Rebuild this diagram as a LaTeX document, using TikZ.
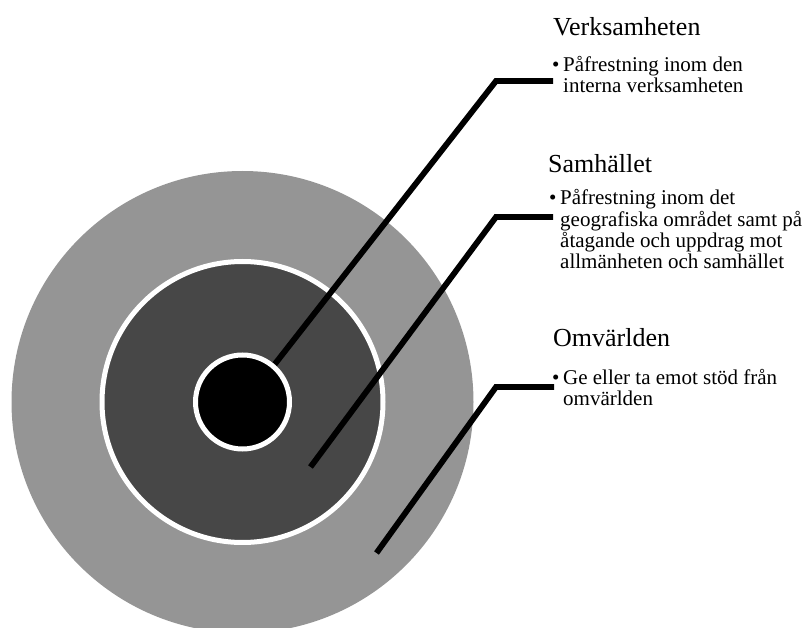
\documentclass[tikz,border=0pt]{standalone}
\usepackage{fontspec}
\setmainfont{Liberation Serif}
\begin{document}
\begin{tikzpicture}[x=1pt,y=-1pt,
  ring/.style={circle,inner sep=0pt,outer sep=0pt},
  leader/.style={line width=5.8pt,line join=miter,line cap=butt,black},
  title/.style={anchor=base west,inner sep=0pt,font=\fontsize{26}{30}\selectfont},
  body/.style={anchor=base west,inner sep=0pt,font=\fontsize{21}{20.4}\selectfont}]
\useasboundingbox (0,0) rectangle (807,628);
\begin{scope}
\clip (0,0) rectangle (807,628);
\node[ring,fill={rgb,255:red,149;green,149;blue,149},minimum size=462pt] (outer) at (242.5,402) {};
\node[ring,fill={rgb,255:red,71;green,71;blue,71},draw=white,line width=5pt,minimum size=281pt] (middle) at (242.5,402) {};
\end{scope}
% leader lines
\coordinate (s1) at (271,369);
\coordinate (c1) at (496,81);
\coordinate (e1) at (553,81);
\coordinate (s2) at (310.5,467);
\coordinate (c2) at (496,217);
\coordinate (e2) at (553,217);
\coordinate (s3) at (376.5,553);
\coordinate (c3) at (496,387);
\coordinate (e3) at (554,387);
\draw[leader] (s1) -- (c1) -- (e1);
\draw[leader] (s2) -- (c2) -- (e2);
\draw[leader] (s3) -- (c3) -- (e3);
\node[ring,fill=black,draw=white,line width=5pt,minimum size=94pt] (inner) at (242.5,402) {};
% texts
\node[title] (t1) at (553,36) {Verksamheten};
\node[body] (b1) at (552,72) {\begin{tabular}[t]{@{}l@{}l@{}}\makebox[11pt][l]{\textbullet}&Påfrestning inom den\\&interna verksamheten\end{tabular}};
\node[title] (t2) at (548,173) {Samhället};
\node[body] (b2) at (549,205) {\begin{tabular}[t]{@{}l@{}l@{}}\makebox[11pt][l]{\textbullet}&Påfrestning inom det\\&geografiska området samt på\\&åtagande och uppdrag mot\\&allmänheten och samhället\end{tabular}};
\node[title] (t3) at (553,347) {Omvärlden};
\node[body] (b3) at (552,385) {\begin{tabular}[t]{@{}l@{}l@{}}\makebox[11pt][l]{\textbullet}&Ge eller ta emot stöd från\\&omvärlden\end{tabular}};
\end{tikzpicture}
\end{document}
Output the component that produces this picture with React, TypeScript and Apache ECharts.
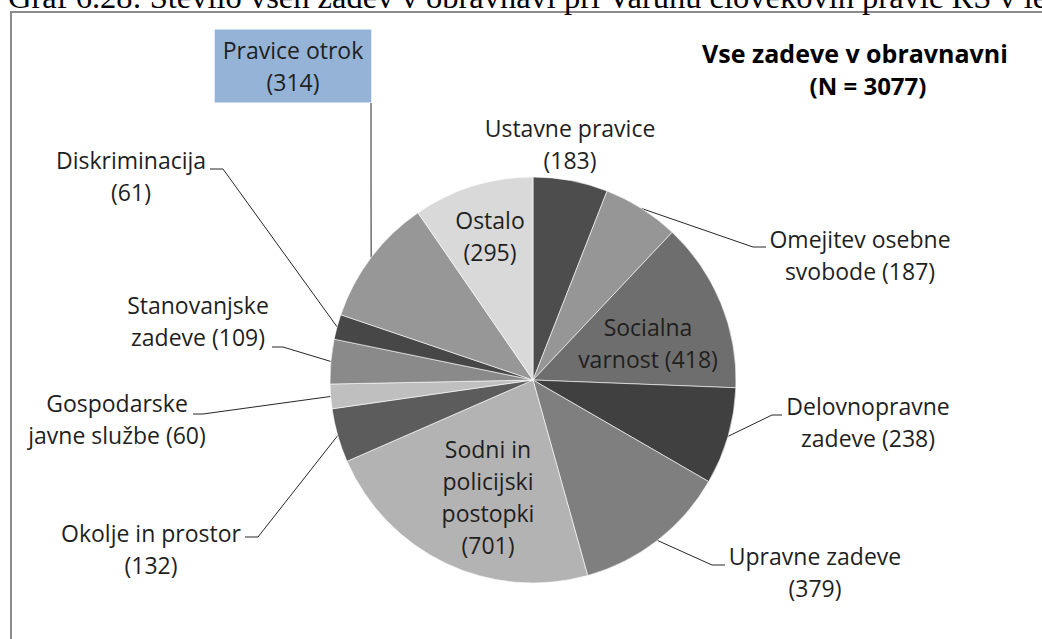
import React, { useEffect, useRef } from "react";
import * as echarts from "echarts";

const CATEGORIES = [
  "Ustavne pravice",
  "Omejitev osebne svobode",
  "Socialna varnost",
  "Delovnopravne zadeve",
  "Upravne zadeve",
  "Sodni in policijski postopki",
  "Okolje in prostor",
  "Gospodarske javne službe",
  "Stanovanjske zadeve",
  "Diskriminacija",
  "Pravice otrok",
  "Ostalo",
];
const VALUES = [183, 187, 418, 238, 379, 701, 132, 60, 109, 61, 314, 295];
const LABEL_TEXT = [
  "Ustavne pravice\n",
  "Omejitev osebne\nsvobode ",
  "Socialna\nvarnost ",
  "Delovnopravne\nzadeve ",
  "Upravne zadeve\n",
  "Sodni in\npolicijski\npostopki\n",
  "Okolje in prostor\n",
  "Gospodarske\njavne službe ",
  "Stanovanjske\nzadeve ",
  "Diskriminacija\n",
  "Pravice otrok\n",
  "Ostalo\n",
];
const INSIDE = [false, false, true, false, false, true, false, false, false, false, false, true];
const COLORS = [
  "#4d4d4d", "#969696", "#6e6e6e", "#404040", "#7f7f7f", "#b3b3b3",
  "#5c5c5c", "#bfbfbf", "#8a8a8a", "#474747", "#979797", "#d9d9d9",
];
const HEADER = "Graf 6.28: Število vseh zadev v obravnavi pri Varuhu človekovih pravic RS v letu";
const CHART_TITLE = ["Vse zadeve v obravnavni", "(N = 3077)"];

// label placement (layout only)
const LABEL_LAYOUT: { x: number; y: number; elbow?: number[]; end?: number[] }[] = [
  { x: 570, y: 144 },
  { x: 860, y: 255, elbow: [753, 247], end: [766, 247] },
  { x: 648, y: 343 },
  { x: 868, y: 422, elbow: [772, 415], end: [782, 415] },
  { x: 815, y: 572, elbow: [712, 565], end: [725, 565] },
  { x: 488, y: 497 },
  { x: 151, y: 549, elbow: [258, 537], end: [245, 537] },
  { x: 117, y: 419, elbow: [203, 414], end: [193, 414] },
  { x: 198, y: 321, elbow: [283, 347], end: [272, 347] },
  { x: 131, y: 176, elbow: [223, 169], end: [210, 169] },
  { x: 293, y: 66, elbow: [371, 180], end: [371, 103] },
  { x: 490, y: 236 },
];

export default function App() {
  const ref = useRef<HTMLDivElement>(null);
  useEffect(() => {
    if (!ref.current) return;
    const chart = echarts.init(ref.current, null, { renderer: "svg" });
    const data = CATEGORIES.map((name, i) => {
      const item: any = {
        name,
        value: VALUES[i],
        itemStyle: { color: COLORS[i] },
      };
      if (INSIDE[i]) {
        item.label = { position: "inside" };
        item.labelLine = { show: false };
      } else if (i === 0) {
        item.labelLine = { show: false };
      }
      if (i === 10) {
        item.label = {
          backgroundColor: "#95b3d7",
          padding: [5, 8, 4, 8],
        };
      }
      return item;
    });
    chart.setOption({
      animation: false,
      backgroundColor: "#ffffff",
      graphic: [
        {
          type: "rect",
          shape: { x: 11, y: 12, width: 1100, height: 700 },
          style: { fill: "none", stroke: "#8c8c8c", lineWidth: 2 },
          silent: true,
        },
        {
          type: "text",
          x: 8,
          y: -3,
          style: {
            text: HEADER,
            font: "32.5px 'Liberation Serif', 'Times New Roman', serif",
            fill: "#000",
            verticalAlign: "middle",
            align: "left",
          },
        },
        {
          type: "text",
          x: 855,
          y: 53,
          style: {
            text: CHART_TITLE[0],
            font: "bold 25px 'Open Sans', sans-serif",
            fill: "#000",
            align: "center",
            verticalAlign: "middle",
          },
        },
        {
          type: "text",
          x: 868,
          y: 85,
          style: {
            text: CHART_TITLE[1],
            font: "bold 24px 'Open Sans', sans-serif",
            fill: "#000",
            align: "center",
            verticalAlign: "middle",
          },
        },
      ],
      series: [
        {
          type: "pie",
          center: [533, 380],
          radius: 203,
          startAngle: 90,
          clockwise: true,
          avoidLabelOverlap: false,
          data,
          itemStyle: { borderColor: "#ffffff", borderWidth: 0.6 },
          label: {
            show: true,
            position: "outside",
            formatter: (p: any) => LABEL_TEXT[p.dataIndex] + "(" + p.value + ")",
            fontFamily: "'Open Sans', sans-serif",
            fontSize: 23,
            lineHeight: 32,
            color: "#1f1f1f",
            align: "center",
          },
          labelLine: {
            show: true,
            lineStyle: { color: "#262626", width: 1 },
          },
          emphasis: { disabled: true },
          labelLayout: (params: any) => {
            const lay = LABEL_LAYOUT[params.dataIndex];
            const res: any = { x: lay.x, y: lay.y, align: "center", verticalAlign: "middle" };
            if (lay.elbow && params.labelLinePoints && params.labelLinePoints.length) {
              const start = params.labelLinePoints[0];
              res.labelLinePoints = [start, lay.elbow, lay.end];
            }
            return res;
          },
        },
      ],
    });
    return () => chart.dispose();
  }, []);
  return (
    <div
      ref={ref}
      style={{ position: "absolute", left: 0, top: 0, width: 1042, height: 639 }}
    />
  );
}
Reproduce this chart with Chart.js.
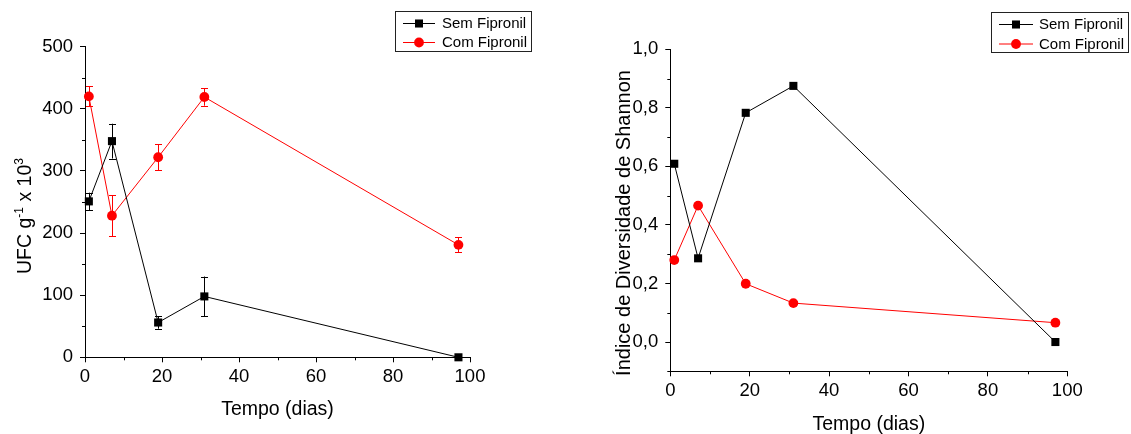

_ _ _ _ _ _ _

**Request:**
Lines from the one with "Output the component" through the one with "import * as" are the only ones to quote. Quote them exactly and leave out pictures.

**Exercise answer:**
Output the component that produces this picture with React, TypeScript and Apache ECharts.
import React, { useEffect, useRef } from "react";
import * as echarts from "echarts";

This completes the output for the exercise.